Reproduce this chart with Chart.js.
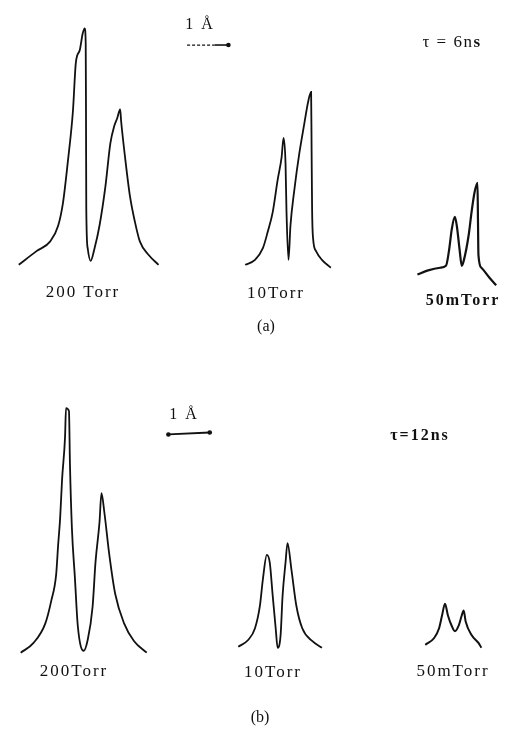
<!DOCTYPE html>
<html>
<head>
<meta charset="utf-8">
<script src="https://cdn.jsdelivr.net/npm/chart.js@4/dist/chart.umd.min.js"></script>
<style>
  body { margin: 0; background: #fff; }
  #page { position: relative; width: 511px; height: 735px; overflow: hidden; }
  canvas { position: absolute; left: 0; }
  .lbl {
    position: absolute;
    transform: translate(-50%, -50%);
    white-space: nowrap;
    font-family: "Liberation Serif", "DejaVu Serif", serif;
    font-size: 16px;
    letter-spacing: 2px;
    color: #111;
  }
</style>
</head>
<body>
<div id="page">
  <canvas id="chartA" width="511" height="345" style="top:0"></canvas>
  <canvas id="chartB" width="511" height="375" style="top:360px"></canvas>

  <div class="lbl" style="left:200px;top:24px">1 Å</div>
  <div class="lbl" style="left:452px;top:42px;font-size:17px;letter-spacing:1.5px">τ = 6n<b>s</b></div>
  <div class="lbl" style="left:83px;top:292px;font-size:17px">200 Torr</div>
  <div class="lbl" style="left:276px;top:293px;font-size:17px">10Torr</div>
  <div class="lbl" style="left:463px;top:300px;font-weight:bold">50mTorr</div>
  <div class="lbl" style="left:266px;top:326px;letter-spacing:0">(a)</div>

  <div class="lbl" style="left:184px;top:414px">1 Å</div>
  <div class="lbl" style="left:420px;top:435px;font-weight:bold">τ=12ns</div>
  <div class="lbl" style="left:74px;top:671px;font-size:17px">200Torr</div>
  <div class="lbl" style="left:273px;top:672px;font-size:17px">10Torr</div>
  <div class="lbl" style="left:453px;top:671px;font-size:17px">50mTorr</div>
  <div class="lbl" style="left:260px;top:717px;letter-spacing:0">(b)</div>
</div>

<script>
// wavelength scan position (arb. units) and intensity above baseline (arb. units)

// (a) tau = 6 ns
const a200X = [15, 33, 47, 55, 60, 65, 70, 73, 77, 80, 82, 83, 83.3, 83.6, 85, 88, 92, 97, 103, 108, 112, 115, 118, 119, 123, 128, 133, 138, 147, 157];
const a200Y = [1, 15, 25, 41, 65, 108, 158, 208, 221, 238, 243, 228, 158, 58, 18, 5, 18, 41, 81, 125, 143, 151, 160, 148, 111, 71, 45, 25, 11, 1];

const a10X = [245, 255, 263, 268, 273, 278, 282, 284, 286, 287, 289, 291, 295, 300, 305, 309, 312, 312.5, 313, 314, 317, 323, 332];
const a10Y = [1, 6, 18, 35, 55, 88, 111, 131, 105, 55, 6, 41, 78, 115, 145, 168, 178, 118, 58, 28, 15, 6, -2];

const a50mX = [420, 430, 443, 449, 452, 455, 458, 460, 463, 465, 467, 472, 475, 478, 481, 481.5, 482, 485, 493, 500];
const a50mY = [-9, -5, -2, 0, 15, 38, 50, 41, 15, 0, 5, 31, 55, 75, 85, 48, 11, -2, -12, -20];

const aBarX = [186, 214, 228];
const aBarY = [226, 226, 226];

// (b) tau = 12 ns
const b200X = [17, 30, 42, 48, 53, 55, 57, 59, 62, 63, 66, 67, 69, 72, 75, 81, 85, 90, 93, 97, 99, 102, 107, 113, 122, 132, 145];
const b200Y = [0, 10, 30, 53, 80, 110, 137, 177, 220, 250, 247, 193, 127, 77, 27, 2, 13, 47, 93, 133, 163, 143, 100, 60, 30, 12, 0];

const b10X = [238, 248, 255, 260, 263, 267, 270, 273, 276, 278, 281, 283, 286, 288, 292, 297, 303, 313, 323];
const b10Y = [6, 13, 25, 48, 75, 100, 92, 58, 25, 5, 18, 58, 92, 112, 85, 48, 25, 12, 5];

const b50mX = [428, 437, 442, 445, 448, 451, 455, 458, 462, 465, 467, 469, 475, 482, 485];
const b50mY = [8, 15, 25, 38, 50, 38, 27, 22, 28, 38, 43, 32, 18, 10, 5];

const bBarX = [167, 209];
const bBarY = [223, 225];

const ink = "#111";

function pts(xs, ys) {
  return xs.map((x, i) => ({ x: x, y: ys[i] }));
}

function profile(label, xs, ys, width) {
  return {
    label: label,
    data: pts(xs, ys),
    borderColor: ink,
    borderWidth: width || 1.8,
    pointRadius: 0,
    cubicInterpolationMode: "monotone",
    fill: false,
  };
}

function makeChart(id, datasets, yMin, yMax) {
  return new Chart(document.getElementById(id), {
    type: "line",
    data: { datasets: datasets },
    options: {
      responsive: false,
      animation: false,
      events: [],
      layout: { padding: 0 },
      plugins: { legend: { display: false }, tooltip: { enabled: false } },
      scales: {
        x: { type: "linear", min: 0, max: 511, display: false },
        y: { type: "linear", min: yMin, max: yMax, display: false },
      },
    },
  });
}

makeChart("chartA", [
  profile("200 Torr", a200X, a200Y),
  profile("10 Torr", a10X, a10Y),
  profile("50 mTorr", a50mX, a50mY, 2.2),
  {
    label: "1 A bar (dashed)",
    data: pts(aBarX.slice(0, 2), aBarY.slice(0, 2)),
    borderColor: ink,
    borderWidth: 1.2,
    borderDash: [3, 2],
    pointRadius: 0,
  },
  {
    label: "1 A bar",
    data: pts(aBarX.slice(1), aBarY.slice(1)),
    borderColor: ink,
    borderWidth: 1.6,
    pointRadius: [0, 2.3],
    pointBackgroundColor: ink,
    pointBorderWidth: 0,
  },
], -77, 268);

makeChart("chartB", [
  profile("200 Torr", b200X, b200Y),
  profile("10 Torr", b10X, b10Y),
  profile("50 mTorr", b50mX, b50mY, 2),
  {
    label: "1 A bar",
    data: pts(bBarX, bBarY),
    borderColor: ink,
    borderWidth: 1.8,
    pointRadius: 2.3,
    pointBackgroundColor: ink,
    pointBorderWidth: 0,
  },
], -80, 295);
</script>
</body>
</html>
————
Goal: Print out the whole of the material word for word, without pictures.

Answer below:
Reproduce this chart with Chart.js.
<!DOCTYPE html>
<html>
<head>
<meta charset="utf-8">
<script src="https://cdn.jsdelivr.net/npm/chart.js@4/dist/chart.umd.min.js"></script>
<style>
  body { margin: 0; background: #fff; }
  #page { position: relative; width: 511px; height: 735px; overflow: hidden; }
  canvas { position: absolute; left: 0; }
  .lbl {
    position: absolute;
    transform: translate(-50%, -50%);
    white-space: nowrap;
    font-family: "Liberation Serif", "DejaVu Serif", serif;
    font-size: 16px;
    letter-spacing: 2px;
    color: #111;
  }
</style>
</head>
<body>
<div id="page">
  <canvas id="chartA" width="511" height="345" style="top:0"></canvas>
  <canvas id="chartB" width="511" height="375" style="top:360px"></canvas>

  <div class="lbl" style="left:200px;top:24px">1 Å</div>
  <div class="lbl" style="left:452px;top:42px;font-size:17px;letter-spacing:1.5px">τ = 6n<b>s</b></div>
  <div class="lbl" style="left:83px;top:292px;font-size:17px">200 Torr</div>
  <div class="lbl" style="left:276px;top:293px;font-size:17px">10Torr</div>
  <div class="lbl" style="left:463px;top:300px;font-weight:bold">50mTorr</div>
  <div class="lbl" style="left:266px;top:326px;letter-spacing:0">(a)</div>

  <div class="lbl" style="left:184px;top:414px">1 Å</div>
  <div class="lbl" style="left:420px;top:435px;font-weight:bold">τ=12ns</div>
  <div class="lbl" style="left:74px;top:671px;font-size:17px">200Torr</div>
  <div class="lbl" style="left:273px;top:672px;font-size:17px">10Torr</div>
  <div class="lbl" style="left:453px;top:671px;font-size:17px">50mTorr</div>
  <div class="lbl" style="left:260px;top:717px;letter-spacing:0">(b)</div>
</div>

<script>
// wavelength scan position (arb. units) and intensity above baseline (arb. units)

// (a) tau = 6 ns
const a200X = [15, 33, 47, 55, 60, 65, 70, 73, 77, 80, 82, 83, 83.3, 83.6, 85, 88, 92, 97, 103, 108, 112, 115, 118, 119, 123, 128, 133, 138, 147, 157];
const a200Y = [1, 15, 25, 41, 65, 108, 158, 208, 221, 238, 243, 228, 158, 58, 18, 5, 18, 41, 81, 125, 143, 151, 160, 148, 111, 71, 45, 25, 11, 1];

const a10X = [245, 255, 263, 268, 273, 278, 282, 284, 286, 287, 289, 291, 295, 300, 305, 309, 312, 312.5, 313, 314, 317, 323, 332];
const a10Y = [1, 6, 18, 35, 55, 88, 111, 131, 105, 55, 6, 41, 78, 115, 145, 168, 178, 118, 58, 28, 15, 6, -2];

const a50mX = [420, 430, 443, 449, 452, 455, 458, 460, 463, 465, 467, 472, 475, 478, 481, 481.5, 482, 485, 493, 500];
const a50mY = [-9, -5, -2, 0, 15, 38, 50, 41, 15, 0, 5, 31, 55, 75, 85, 48, 11, -2, -12, -20];

const aBarX = [186, 214, 228];
const aBarY = [226, 226, 226];

// (b) tau = 12 ns
const b200X = [17, 30, 42, 48, 53, 55, 57, 59, 62, 63, 66, 67, 69, 72, 75, 81, 85, 90, 93, 97, 99, 102, 107, 113, 122, 132, 145];
const b200Y = [0, 10, 30, 53, 80, 110, 137, 177, 220, 250, 247, 193, 127, 77, 27, 2, 13, 47, 93, 133, 163, 143, 100, 60, 30, 12, 0];

const b10X = [238, 248, 255, 260, 263, 267, 270, 273, 276, 278, 281, 283, 286, 288, 292, 297, 303, 313, 323];
const b10Y = [6, 13, 25, 48, 75, 100, 92, 58, 25, 5, 18, 58, 92, 112, 85, 48, 25, 12, 5];

const b50mX = [428, 437, 442, 445, 448, 451, 455, 458, 462, 465, 467, 469, 475, 482, 485];
const b50mY = [8, 15, 25, 38, 50, 38, 27, 22, 28, 38, 43, 32, 18, 10, 5];

const bBarX = [167, 209];
const bBarY = [223, 225];

const ink = "#111";

function pts(xs, ys) {
  return xs.map((x, i) => ({ x: x, y: ys[i] }));
}

function profile(label, xs, ys, width) {
  return {
    label: label,
    data: pts(xs, ys),
    borderColor: ink,
    borderWidth: width || 1.8,
    pointRadius: 0,
    cubicInterpolationMode: "monotone",
    fill: false,
  };
}

function makeChart(id, datasets, yMin, yMax) {
  return new Chart(document.getElementById(id), {
    type: "line",
    data: { datasets: datasets },
    options: {
      responsive: false,
      animation: false,
      events: [],
      layout: { padding: 0 },
      plugins: { legend: { display: false }, tooltip: { enabled: false } },
      scales: {
        x: { type: "linear", min: 0, max: 511, display: false },
        y: { type: "linear", min: yMin, max: yMax, display: false },
      },
    },
  });
}

makeChart("chartA", [
  profile("200 Torr", a200X, a200Y),
  profile("10 Torr", a10X, a10Y),
  profile("50 mTorr", a50mX, a50mY, 2.2),
  {
    label: "1 A bar (dashed)",
    data: pts(aBarX.slice(0, 2), aBarY.slice(0, 2)),
    borderColor: ink,
    borderWidth: 1.2,
    borderDash: [3, 2],
    pointRadius: 0,
  },
  {
    label: "1 A bar",
    data: pts(aBarX.slice(1), aBarY.slice(1)),
    borderColor: ink,
    borderWidth: 1.6,
    pointRadius: [0, 2.3],
    pointBackgroundColor: ink,
    pointBorderWidth: 0,
  },
], -77, 268);

makeChart("chartB", [
  profile("200 Torr", b200X, b200Y),
  profile("10 Torr", b10X, b10Y),
  profile("50 mTorr", b50mX, b50mY, 2),
  {
    label: "1 A bar",
    data: pts(bBarX, bBarY),
    borderColor: ink,
    borderWidth: 1.8,
    pointRadius: 2.3,
    pointBackgroundColor: ink,
    pointBorderWidth: 0,
  },
], -80, 295);
</script>
</body>
</html>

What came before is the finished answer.